Many small US companies and investors holding commercial properties are facing a financial crisis. Banks usually re-evaluate this type of mortgage loan at the five or 10-year term mark. They have the option of renewing it or asking the owner to pay it off.
The issue for many owners is that banks have become less likely to extend any loans which don’t appear to be good bets for them.
It’s difficult for business owners to appear creditworthy coming out of the global recession and the years of tight consumer spending that followed. Brent Case, the president of Coldwell Banker Commercial Atlantic International Inc., pointed out recently that a number of small businesses have lost their reserves during the recession and that they simply don’t have the savings that banks are looking for as a buffer when the time comes to refinance a commercial mortgage.
As a result, a number of small property owners must scramble to find a lender that will cover the outstanding loan. If they can’t arrange alternative financing, they will lose their property through foreclosure.

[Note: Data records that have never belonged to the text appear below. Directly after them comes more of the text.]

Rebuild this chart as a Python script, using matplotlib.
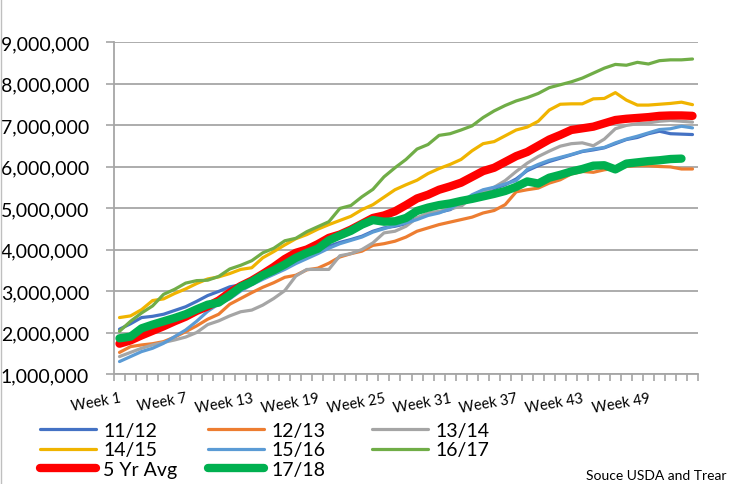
import matplotlib
matplotlib.use('Agg')
import matplotlib.pyplot as plt
from matplotlib.ticker import FuncFormatter, FixedLocator
from matplotlib.lines import Line2D
import numpy as np

plt.rcParams['font.family'] = ['Lato', 'DejaVu Sans']

weeks = list(range(1, 54))
tick_weeks = [1, 7, 13, 19, 25, 31, 37, 43, 49]
tick_labels = [f"Week {w}" for w in tick_weeks]
y_ticks = [1, 2, 3, 4, 5, 6, 7, 8, 9]  # millions

# values in millions
s1112 = [2.08, 2.21, 2.36, 2.39, 2.44, 2.53, 2.62, 2.75, 2.89, 2.99,
         3.10, 3.15, 3.22, 3.30, 3.42, 3.55, 3.70, 3.82, 3.95, 4.08,
         4.17, 4.24, 4.32, 4.44, 4.52, 4.56, 4.62, 4.76, 4.86, 4.90,
         4.96, 5.10, 5.30, 5.42, 5.47, 5.56, 5.70, 5.90, 6.02, 6.12,
         6.20, 6.28, 6.36, 6.40, 6.45, 6.55, 6.65, 6.70, 6.79, 6.85,
         6.79, 6.78, 6.77]
s1213 = [1.52, 1.66, 1.70, 1.73, 1.78, 1.89, 2.02, 2.16, 2.32, 2.44,
         2.68, 2.82, 2.96, 3.09, 3.20, 3.33, 3.38, 3.51, 3.55, 3.67,
         3.82, 3.90, 3.96, 4.10, 4.14, 4.20, 4.30, 4.44, 4.52, 4.60,
         4.66, 4.72, 4.78, 4.88, 4.94, 5.08, 5.39, 5.44, 5.48, 5.60,
         5.68, 5.82, 5.88, 5.86, 5.92, 5.96, 6.00, 6.02, 6.02, 6.00,
         5.99, 5.94, 5.94]
s1314 = [1.42, 1.52, 1.62, 1.70, 1.76, 1.82, 1.89, 2.00, 2.19, 2.28,
         2.40, 2.50, 2.54, 2.66, 2.82, 3.01, 3.36, 3.52, 3.52, 3.52,
         3.85, 3.90, 4.00, 4.16, 4.40, 4.44, 4.56, 4.76, 4.88, 4.92,
         4.98, 5.04, 5.26, 5.39, 5.50, 5.66, 5.88, 6.08, 6.24, 6.37,
         6.49, 6.55, 6.57, 6.50, 6.66, 6.91, 6.99, 7.03, 7.05, 7.09,
         7.11, 7.09, 7.07]
s1415 = [2.36, 2.40, 2.55, 2.77, 2.81, 2.94, 3.05, 3.18, 3.29, 3.34,
         3.42, 3.52, 3.56, 3.80, 3.95, 4.11, 4.26, 4.36, 4.49, 4.60,
         4.70, 4.80, 4.96, 5.08, 5.26, 5.44, 5.56, 5.67, 5.83, 5.95,
         6.05, 6.17, 6.38, 6.55, 6.60, 6.74, 6.88, 6.95, 7.09, 7.36,
         7.50, 7.51, 7.51, 7.63, 7.64, 7.78, 7.60, 7.48, 7.48, 7.50,
         7.52, 7.55, 7.49]
s1516 = [1.30, 1.42, 1.54, 1.62, 1.74, 1.90, 2.06, 2.27, 2.51, 2.69,
         2.81, 3.00, 3.15, 3.28, 3.40, 3.52, 3.66, 3.78, 3.90, 4.03,
         4.14, 4.22, 4.30, 4.42, 4.50, 4.58, 4.64, 4.72, 4.82, 4.88,
         4.98, 5.14, 5.32, 5.44, 5.50, 5.58, 5.66, 5.93, 6.05, 6.15,
         6.22, 6.29, 6.37, 6.42, 6.46, 6.57, 6.66, 6.73, 6.81, 6.89,
         6.91, 6.97, 6.93]
s1617 = [2.03, 2.27, 2.47, 2.64, 2.92, 3.04, 3.19, 3.25, 3.26, 3.35,
         3.53, 3.62, 3.73, 3.92, 4.03, 4.21, 4.27, 4.43, 4.55, 4.67,
         4.99, 5.06, 5.27, 5.45, 5.75, 5.97, 6.17, 6.42, 6.53, 6.75,
         6.79, 6.88, 6.98, 7.18, 7.34, 7.47, 7.58, 7.66, 7.76, 7.90,
         7.97, 8.04, 8.13, 8.25, 8.37, 8.46, 8.44, 8.51, 8.47, 8.55,
         8.57, 8.57, 8.59]
avg5 = [1.73, 1.81, 1.93, 2.04, 2.15, 2.27, 2.38, 2.52, 2.63, 2.77,
        2.96, 3.12, 3.25, 3.41, 3.58, 3.77, 3.92, 4.00, 4.13, 4.28,
        4.36, 4.48, 4.62, 4.76, 4.82, 4.92, 5.07, 5.23, 5.32, 5.44,
        5.52, 5.61, 5.75, 5.89, 5.97, 6.11, 6.25, 6.35, 6.50, 6.65,
        6.76, 6.88, 6.92, 6.96, 7.04, 7.12, 7.15, 7.17, 7.19, 7.22,
        7.23, 7.23, 7.22]
s1718 = [1.86, 1.90, 2.10, 2.19, 2.27, 2.35, 2.44, 2.56, 2.67, 2.72,
         2.90, 3.10, 3.22, 3.38, 3.50, 3.64, 3.80, 3.92, 4.02, 4.22,
         4.34, 4.45, 4.60, 4.71, 4.67, 4.68, 4.76, 4.93, 5.01, 5.07,
         5.11, 5.17, 5.22, 5.28, 5.34, 5.41, 5.51, 5.64, 5.59, 5.73,
         5.80, 5.88, 5.94, 6.02, 6.03, 5.93, 6.07, 6.10, 6.13, 6.15,
         6.18, 6.19]

series = [
    ("11/12", s1112, "#4472C4", 2.3),
    ("12/13", s1213, "#ED7D31", 2.3),
    ("13/14", s1314, "#A5A5A5", 2.3),
    ("14/15", s1415, "#F0B400", 2.3),
    ("15/16", s1516, "#5B9BD5", 2.3),
    ("16/17", s1617, "#70AD47", 2.3),
    ("5 Yr Avg", avg5, "#FF0000", 6.0),
    ("17/18", s1718, "#00B050", 6.0),
]

W, H = 729, 485
fig = plt.figure(figsize=(W / 100, H / 100), dpi=100)
ax = fig.add_axes([114 / W, 1 - 375 / H, (698 - 114) / W, (375 - 43) / H])

handles = {}
for name, vals, col, lw in series:
    x = weeks[:len(vals)]
    y = np.array(vals) * 1_000_000
    ln, = ax.plot(x, y, color=col, lw=lw, solid_capstyle='round',
                  solid_joinstyle='round', label=name)
    handles[name] = ln

ax.set_xlim(0.5, len(weeks) + 0.5)
ax.set_ylim(1_000_000, 9_000_000)
ax.set_yticks([v * 1_000_000 for v in y_ticks])
ax.yaxis.set_major_formatter(FuncFormatter(lambda v, p: f"{v:,.0f}"))
ax.grid(axis='y', color='#A6A6A6', lw=1.3)
ax.set_axisbelow(True)

ax.set_xticks(tick_weeks)
ax.set_xticklabels(tick_labels, rotation=10, ha='right', va='top',
                   rotation_mode='anchor', fontsize=10.5)
ax.xaxis.set_minor_locator(FixedLocator(np.arange(0.5, len(weeks) + 1, 1)))
ax.tick_params(axis='x', which='major', length=0, pad=12)
ax.tick_params(axis='x', which='minor', length=5, color='#A6A6A6', width=1.2)
ax.tick_params(axis='y', length=6, color='#A6A6A6', width=1.2, labelsize=14, pad=12)

for s in ['top', 'right']:
    ax.spines[s].set_visible(False)
ax.spines['left'].set_color('#A6A6A6')
ax.spines['bottom'].set_color('#A6A6A6')
ax.spines['left'].set_linewidth(1.3)
ax.spines['bottom'].set_linewidth(1.3)

columns = [
    (40, ["11/12", "14/15", "5 Yr Avg"]),
    (208, ["12/13", "15/16", "17/18"]),
    (372, ["13/14", "16/17"]),
]
for x0, names in columns:
    fig.legend([handles[n] for n in names], names, loc='upper left',
               bbox_to_anchor=(x0 / W, 1 - 423 / H), ncol=1, frameon=False,
               fontsize=14, handlelength=2.9, handletextpad=0.35,
               labelspacing=0.12, borderaxespad=0, borderpad=0)

fig.text(727 / W, 1 - 476 / H, "Souce USDA and Trear", fontsize=10,
         ha='right', va='center')

fig.add_artist(Line2D([0.5 / W, 0.5 / W], [0, 1], color='#BFBFBF', lw=1))

fig.savefig('out.png', dpi=100)
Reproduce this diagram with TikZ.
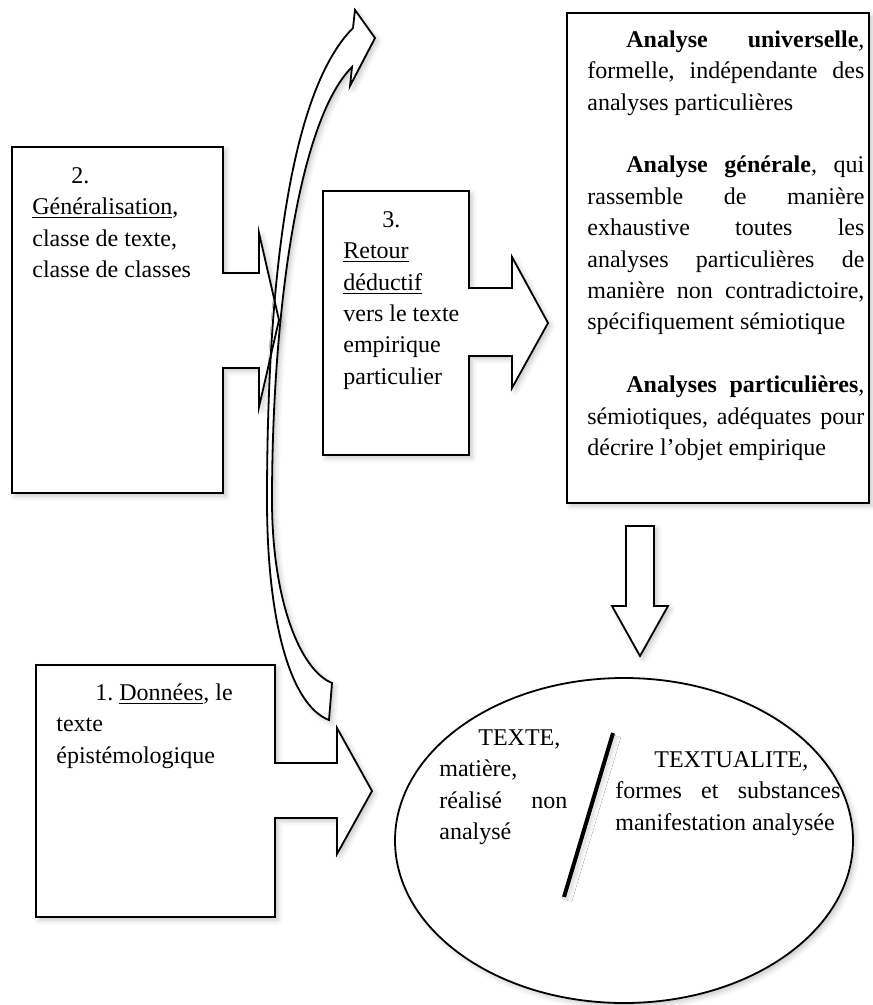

Commercial properties with a value of $276.2 billion in mortgages are expected to become due this year. According to New York commercial mortgage research firm, Trepp LLC, this is the highest amount to date.
Several of these loans were made before the financial crisis of 2008, when property values were at their highest and owners were counting on steady income to make payments on the loan.
In some cases, the loans became due at the height of the recession but banks were willing to offer extensions during tough economic times. Some analysts estimate that up to 60 per cent of commercial real estate mortgages that became due were extended during this time.
Now that the extension periods have been coming to an end, borrowers are faced with ballooning payments that they aren’t able to make. Banks are now more willing to go ahead with foreclosure proceedings. They have more capital than they have had in years and are prepared to take a loss on a loan, if necessary.
With the number of loans becoming due in 2013, and banks less likely to refinance loans, these problems may continue for a few years. As of the middle of 2012, about a third of loans becoming due through 2016 were under water. This means the property was worth less than the amount of the loan, according to figures released by Trepp.
Analysts are not predicting a collapse in the commercial real estate market. A report which was released in January found that 60 per cent of $399 billion in “troubled” commercial real estate properties which have been tracked since 2008 have either been refinanced with a lender or bought by a third-party investor.
The report, prepared by Real Capital Analytics, evaluated properties valued at more than $2.5 million. Matthew Anderson, managing director at Trepp, points out that small properties “are much less attractive to the banks, especially larger banks.”